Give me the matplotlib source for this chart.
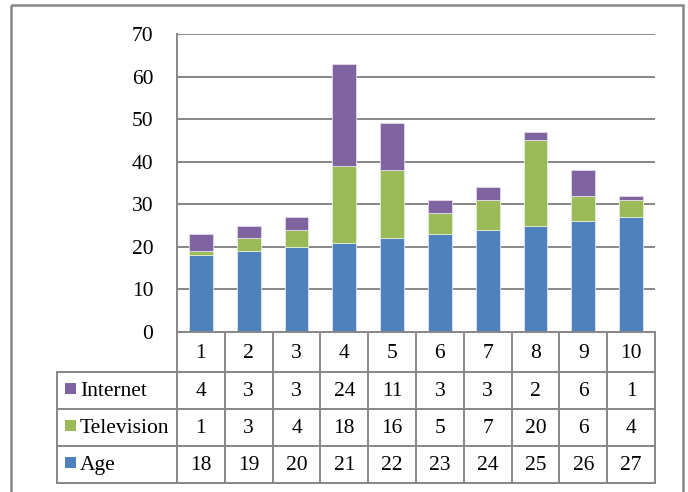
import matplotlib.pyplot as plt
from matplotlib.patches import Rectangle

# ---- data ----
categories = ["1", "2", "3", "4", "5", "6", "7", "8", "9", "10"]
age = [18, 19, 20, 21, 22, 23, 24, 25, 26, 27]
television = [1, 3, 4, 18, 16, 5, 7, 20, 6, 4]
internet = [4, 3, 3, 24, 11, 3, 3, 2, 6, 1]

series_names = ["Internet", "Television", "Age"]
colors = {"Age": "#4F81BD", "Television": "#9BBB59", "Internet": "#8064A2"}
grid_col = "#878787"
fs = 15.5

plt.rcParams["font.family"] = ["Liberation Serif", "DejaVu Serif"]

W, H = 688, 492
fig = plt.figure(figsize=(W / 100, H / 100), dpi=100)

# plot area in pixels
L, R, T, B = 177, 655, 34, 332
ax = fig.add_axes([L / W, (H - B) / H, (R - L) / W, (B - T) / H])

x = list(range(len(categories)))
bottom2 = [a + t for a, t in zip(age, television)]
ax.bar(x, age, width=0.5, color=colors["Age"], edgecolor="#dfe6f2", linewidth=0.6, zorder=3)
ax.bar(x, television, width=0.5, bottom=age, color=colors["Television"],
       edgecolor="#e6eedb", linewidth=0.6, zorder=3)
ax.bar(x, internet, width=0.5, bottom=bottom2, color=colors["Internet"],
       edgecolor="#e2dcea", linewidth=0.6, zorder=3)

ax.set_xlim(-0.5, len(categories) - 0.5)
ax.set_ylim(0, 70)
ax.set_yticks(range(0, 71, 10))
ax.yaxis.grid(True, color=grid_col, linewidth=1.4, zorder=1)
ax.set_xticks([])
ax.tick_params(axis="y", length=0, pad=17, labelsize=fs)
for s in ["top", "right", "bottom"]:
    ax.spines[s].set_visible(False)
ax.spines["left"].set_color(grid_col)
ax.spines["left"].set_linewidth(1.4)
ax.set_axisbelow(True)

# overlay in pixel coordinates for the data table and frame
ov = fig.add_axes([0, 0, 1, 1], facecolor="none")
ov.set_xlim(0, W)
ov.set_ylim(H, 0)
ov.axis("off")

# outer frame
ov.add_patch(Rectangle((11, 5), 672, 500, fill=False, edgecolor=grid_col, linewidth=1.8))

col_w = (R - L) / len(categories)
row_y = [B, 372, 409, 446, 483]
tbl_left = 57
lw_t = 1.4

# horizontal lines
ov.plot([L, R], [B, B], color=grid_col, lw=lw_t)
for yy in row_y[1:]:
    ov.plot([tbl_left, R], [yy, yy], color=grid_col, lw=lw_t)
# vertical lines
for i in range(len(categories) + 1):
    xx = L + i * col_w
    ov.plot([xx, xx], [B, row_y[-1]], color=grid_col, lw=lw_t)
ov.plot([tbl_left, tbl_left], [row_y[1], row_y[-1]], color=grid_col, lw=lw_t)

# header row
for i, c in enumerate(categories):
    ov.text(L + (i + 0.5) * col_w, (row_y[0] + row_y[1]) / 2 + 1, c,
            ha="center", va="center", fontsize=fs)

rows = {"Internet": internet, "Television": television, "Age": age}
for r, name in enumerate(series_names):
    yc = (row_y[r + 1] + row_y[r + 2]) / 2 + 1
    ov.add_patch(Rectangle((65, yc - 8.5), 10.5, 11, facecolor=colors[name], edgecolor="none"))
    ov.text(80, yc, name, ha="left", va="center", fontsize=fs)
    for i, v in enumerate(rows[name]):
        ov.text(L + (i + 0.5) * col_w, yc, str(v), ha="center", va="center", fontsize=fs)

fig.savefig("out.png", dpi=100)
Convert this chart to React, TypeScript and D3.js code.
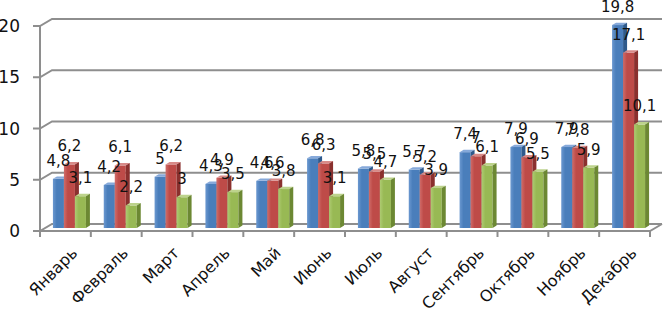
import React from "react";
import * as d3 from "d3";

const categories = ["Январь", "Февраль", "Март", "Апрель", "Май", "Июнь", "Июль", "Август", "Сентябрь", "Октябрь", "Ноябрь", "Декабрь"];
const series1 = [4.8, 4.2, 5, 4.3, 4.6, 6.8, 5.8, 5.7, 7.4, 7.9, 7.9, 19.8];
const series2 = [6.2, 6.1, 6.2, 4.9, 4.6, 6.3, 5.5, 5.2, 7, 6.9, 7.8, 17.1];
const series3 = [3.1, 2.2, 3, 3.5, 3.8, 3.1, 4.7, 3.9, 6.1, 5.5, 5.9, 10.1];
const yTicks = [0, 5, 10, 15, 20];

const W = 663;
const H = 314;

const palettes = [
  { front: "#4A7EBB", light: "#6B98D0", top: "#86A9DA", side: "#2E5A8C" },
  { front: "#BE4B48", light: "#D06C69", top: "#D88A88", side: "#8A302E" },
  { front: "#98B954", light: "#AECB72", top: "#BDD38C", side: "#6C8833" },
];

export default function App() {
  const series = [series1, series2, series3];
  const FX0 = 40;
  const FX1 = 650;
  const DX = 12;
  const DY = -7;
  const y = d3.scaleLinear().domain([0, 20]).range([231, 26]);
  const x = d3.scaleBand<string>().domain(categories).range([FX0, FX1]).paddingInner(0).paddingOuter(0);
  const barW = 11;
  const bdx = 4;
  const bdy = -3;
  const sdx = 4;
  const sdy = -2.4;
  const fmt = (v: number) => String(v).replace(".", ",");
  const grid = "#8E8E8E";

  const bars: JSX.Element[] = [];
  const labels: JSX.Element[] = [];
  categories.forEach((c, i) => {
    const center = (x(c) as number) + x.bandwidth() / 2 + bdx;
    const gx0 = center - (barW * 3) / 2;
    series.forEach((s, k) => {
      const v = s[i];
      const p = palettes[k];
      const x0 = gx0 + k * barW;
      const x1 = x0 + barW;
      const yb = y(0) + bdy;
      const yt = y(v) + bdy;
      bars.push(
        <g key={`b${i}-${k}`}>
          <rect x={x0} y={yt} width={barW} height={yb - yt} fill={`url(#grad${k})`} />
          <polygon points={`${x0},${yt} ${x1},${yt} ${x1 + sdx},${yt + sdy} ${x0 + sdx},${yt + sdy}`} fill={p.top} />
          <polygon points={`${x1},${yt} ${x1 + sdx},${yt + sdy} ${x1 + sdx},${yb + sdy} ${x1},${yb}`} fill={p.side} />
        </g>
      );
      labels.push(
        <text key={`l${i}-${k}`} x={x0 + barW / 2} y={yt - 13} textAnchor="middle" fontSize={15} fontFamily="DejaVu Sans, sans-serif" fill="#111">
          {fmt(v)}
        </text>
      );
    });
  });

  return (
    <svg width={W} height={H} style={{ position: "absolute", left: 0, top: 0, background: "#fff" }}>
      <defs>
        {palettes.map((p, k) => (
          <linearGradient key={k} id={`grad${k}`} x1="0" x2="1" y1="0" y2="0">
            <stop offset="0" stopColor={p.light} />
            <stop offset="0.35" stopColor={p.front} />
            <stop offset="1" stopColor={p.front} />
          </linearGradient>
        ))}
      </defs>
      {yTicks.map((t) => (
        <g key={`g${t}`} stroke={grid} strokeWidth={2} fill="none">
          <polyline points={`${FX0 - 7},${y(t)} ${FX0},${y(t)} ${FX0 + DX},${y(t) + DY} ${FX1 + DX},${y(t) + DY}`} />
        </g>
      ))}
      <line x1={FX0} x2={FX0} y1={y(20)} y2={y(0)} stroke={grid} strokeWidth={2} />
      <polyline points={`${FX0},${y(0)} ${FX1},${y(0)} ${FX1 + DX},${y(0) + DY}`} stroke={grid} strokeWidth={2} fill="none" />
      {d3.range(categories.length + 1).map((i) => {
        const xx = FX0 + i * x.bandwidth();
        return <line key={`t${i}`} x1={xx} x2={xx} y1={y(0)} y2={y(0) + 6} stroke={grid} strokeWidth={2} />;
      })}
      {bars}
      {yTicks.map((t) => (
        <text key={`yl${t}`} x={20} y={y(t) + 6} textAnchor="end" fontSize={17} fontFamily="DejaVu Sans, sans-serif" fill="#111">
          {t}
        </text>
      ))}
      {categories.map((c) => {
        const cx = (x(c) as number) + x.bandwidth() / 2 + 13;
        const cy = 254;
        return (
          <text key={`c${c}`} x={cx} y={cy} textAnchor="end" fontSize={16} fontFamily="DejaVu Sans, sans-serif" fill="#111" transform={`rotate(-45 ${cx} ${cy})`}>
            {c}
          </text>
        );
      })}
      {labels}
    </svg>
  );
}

........

__STATED EXERCISE__.
Repeat the lines of the listing above verbatim, beginning at its first line and ending at the line containing "ax = fig.add_axes([L", which is included. Omit pictures.

__RIGHT ANSWER__.
Give me the matplotlib source for this chart.
import matplotlib.pyplot as plt
from matplotlib.patches import Rectangle

# ---- data ----
categories = ["1", "2", "3", "4", "5", "6", "7", "8", "9", "10"]
age = [18, 19, 20, 21, 22, 23, 24, 25, 26, 27]
television = [1, 3, 4, 18, 16, 5, 7, 20, 6, 4]
internet = [4, 3, 3, 24, 11, 3, 3, 2, 6, 1]

series_names = ["Internet", "Television", "Age"]
colors = {"Age": "#4F81BD", "Television": "#9BBB59", "Internet": "#8064A2"}
grid_col = "#878787"
fs = 15.5

plt.rcParams["font.family"] = ["Liberation Serif", "DejaVu Serif"]

W, H = 688, 492
fig = plt.figure(figsize=(W / 100, H / 100), dpi=100)

# plot area in pixels
L, R, T, B = 177, 655, 34, 332
ax = fig.add_axes([L / W, (H - B) / H, (R - L) / W, (B - T) / H])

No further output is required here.